-- begin --

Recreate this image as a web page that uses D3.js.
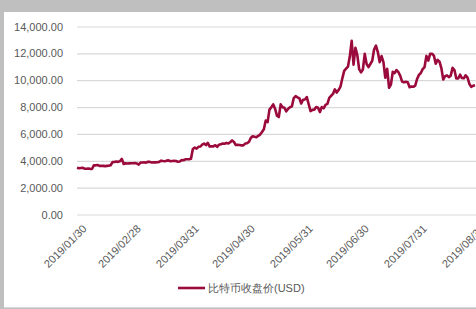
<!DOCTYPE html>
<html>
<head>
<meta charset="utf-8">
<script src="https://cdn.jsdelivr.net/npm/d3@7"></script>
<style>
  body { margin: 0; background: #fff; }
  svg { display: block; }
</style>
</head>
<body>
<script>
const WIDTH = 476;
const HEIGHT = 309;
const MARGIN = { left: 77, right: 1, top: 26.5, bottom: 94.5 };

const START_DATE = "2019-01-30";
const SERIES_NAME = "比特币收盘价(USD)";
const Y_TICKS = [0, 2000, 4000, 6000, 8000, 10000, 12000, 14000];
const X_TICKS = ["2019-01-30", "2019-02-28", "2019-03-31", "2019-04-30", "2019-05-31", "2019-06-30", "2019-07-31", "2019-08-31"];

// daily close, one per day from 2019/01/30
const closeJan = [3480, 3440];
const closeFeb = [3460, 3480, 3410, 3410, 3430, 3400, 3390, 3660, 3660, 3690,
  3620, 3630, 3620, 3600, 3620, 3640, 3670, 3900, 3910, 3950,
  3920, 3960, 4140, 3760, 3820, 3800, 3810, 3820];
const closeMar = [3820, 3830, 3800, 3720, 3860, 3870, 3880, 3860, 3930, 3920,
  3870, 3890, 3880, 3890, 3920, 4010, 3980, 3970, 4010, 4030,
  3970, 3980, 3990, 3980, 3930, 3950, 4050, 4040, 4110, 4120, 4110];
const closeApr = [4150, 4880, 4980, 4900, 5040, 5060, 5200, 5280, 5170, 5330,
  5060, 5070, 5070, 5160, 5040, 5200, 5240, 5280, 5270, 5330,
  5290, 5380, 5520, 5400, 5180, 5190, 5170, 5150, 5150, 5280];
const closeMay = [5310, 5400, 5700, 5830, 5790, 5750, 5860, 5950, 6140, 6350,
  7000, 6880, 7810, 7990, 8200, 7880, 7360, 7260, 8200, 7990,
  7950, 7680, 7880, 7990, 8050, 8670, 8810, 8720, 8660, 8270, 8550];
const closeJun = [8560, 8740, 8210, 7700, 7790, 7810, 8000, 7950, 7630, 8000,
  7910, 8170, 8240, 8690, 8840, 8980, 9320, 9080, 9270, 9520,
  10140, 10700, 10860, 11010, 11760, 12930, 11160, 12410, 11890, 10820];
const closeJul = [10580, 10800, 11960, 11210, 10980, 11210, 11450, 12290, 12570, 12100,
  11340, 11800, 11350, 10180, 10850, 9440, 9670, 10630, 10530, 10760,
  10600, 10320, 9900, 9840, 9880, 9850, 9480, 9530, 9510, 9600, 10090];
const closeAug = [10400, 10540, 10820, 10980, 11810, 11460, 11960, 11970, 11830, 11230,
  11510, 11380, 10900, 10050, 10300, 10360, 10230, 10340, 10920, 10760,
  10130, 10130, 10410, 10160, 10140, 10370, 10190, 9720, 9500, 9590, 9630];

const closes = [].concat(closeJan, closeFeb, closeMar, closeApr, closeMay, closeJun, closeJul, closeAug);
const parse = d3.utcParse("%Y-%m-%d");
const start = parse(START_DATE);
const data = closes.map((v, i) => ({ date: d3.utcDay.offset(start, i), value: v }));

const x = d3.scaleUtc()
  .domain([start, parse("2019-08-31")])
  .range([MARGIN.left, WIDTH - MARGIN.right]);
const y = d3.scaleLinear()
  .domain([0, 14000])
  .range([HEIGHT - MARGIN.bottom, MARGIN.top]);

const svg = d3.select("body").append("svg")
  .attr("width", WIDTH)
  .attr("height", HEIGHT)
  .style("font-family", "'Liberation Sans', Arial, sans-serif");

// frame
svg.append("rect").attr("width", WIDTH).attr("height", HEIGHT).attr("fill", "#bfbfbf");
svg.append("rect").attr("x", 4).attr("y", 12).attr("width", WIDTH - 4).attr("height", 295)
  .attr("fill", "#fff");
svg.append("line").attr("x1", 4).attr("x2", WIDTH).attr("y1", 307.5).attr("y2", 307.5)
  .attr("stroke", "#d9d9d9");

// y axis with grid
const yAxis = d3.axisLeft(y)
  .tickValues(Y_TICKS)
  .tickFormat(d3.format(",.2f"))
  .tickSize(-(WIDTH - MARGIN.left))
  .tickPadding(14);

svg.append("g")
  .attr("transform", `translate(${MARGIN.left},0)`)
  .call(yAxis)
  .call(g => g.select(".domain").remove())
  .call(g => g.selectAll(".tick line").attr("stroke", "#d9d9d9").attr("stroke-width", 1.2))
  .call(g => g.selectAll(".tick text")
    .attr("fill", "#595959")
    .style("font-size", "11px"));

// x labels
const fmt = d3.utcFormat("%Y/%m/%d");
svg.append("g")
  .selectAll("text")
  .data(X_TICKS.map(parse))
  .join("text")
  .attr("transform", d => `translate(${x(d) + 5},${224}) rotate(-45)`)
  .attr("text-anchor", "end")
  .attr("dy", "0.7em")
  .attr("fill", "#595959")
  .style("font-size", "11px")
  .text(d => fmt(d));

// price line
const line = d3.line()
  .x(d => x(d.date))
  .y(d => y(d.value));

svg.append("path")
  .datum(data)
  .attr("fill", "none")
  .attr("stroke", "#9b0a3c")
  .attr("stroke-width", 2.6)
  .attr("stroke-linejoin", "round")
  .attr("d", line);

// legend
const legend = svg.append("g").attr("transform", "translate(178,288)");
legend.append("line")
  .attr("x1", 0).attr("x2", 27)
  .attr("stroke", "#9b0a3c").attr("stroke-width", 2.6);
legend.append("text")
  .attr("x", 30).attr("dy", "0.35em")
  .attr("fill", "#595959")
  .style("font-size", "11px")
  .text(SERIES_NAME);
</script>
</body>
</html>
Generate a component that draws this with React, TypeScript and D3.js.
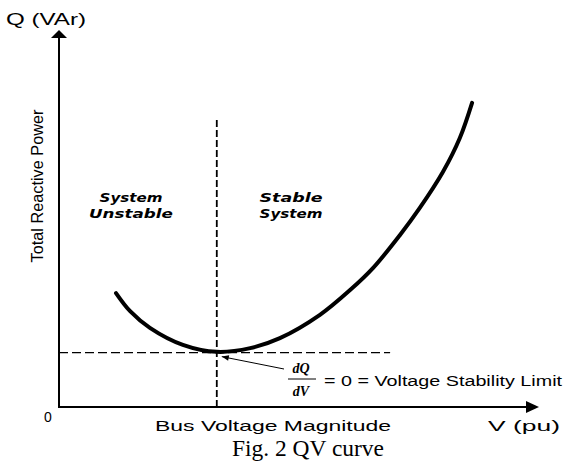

-- end --

• Task statement
Extract the full listing exactly, with the pictures left out.

• Solution to this problem
Recreate this image as a web page that uses D3.js.
<!DOCTYPE html>
<html>
<head>
<meta charset="utf-8">
<script src="https://cdn.jsdelivr.net/npm/d3@7"></script>
<style>
  body { margin: 0; background: #fff; }
  svg { display: block; }
</style>
</head>
<body>
<script>
const WIDTH = 476;
const HEIGHT = 309;
const MARGIN = { left: 77, right: 1, top: 26.5, bottom: 94.5 };

const START_DATE = "2019-01-30";
const SERIES_NAME = "比特币收盘价(USD)";
const Y_TICKS = [0, 2000, 4000, 6000, 8000, 10000, 12000, 14000];
const X_TICKS = ["2019-01-30", "2019-02-28", "2019-03-31", "2019-04-30", "2019-05-31", "2019-06-30", "2019-07-31", "2019-08-31"];

// daily close, one per day from 2019/01/30
const closeJan = [3480, 3440];
const closeFeb = [3460, 3480, 3410, 3410, 3430, 3400, 3390, 3660, 3660, 3690,
  3620, 3630, 3620, 3600, 3620, 3640, 3670, 3900, 3910, 3950,
  3920, 3960, 4140, 3760, 3820, 3800, 3810, 3820];
const closeMar = [3820, 3830, 3800, 3720, 3860, 3870, 3880, 3860, 3930, 3920,
  3870, 3890, 3880, 3890, 3920, 4010, 3980, 3970, 4010, 4030,
  3970, 3980, 3990, 3980, 3930, 3950, 4050, 4040, 4110, 4120, 4110];
const closeApr = [4150, 4880, 4980, 4900, 5040, 5060, 5200, 5280, 5170, 5330,
  5060, 5070, 5070, 5160, 5040, 5200, 5240, 5280, 5270, 5330,
  5290, 5380, 5520, 5400, 5180, 5190, 5170, 5150, 5150, 5280];
const closeMay = [5310, 5400, 5700, 5830, 5790, 5750, 5860, 5950, 6140, 6350,
  7000, 6880, 7810, 7990, 8200, 7880, 7360, 7260, 8200, 7990,
  7950, 7680, 7880, 7990, 8050, 8670, 8810, 8720, 8660, 8270, 8550];
const closeJun = [8560, 8740, 8210, 7700, 7790, 7810, 8000, 7950, 7630, 8000,
  7910, 8170, 8240, 8690, 8840, 8980, 9320, 9080, 9270, 9520,
  10140, 10700, 10860, 11010, 11760, 12930, 11160, 12410, 11890, 10820];
const closeJul = [10580, 10800, 11960, 11210, 10980, 11210, 11450, 12290, 12570, 12100,
  11340, 11800, 11350, 10180, 10850, 9440, 9670, 10630, 10530, 10760,
  10600, 10320, 9900, 9840, 9880, 9850, 9480, 9530, 9510, 9600, 10090];
const closeAug = [10400, 10540, 10820, 10980, 11810, 11460, 11960, 11970, 11830, 11230,
  11510, 11380, 10900, 10050, 10300, 10360, 10230, 10340, 10920, 10760,
  10130, 10130, 10410, 10160, 10140, 10370, 10190, 9720, 9500, 9590, 9630];

const closes = [].concat(closeJan, closeFeb, closeMar, closeApr, closeMay, closeJun, closeJul, closeAug);
const parse = d3.utcParse("%Y-%m-%d");
const start = parse(START_DATE);
const data = closes.map((v, i) => ({ date: d3.utcDay.offset(start, i), value: v }));

const x = d3.scaleUtc()
  .domain([start, parse("2019-08-31")])
  .range([MARGIN.left, WIDTH - MARGIN.right]);
const y = d3.scaleLinear()
  .domain([0, 14000])
  .range([HEIGHT - MARGIN.bottom, MARGIN.top]);

const svg = d3.select("body").append("svg")
  .attr("width", WIDTH)
  .attr("height", HEIGHT)
  .style("font-family", "'Liberation Sans', Arial, sans-serif");

// frame
svg.append("rect").attr("width", WIDTH).attr("height", HEIGHT).attr("fill", "#bfbfbf");
svg.append("rect").attr("x", 4).attr("y", 12).attr("width", WIDTH - 4).attr("height", 295)
  .attr("fill", "#fff");
svg.append("line").attr("x1", 4).attr("x2", WIDTH).attr("y1", 307.5).attr("y2", 307.5)
  .attr("stroke", "#d9d9d9");

// y axis with grid
const yAxis = d3.axisLeft(y)
  .tickValues(Y_TICKS)
  .tickFormat(d3.format(",.2f"))
  .tickSize(-(WIDTH - MARGIN.left))
  .tickPadding(14);

svg.append("g")
  .attr("transform", `translate(${MARGIN.left},0)`)
  .call(yAxis)
  .call(g => g.select(".domain").remove())
  .call(g => g.selectAll(".tick line").attr("stroke", "#d9d9d9").attr("stroke-width", 1.2))
  .call(g => g.selectAll(".tick text")
    .attr("fill", "#595959")
    .style("font-size", "11px"));

// x labels
const fmt = d3.utcFormat("%Y/%m/%d");
svg.append("g")
  .selectAll("text")
  .data(X_TICKS.map(parse))
  .join("text")
  .attr("transform", d => `translate(${x(d) + 5},${224}) rotate(-45)`)
  .attr("text-anchor", "end")
  .attr("dy", "0.7em")
  .attr("fill", "#595959")
  .style("font-size", "11px")
  .text(d => fmt(d));

// price line
const line = d3.line()
  .x(d => x(d.date))
  .y(d => y(d.value));

svg.append("path")
  .datum(data)
  .attr("fill", "none")
  .attr("stroke", "#9b0a3c")
  .attr("stroke-width", 2.6)
  .attr("stroke-linejoin", "round")
  .attr("d", line);

// legend
const legend = svg.append("g").attr("transform", "translate(178,288)");
legend.append("line")
  .attr("x1", 0).attr("x2", 27)
  .attr("stroke", "#9b0a3c").attr("stroke-width", 2.6);
legend.append("text")
  .attr("x", 30).attr("dy", "0.35em")
  .attr("fill", "#595959")
  .style("font-size", "11px")
  .text(SERIES_NAME);
</script>
</body>
</html>
Generate a component that draws this with React, TypeScript and D3.js.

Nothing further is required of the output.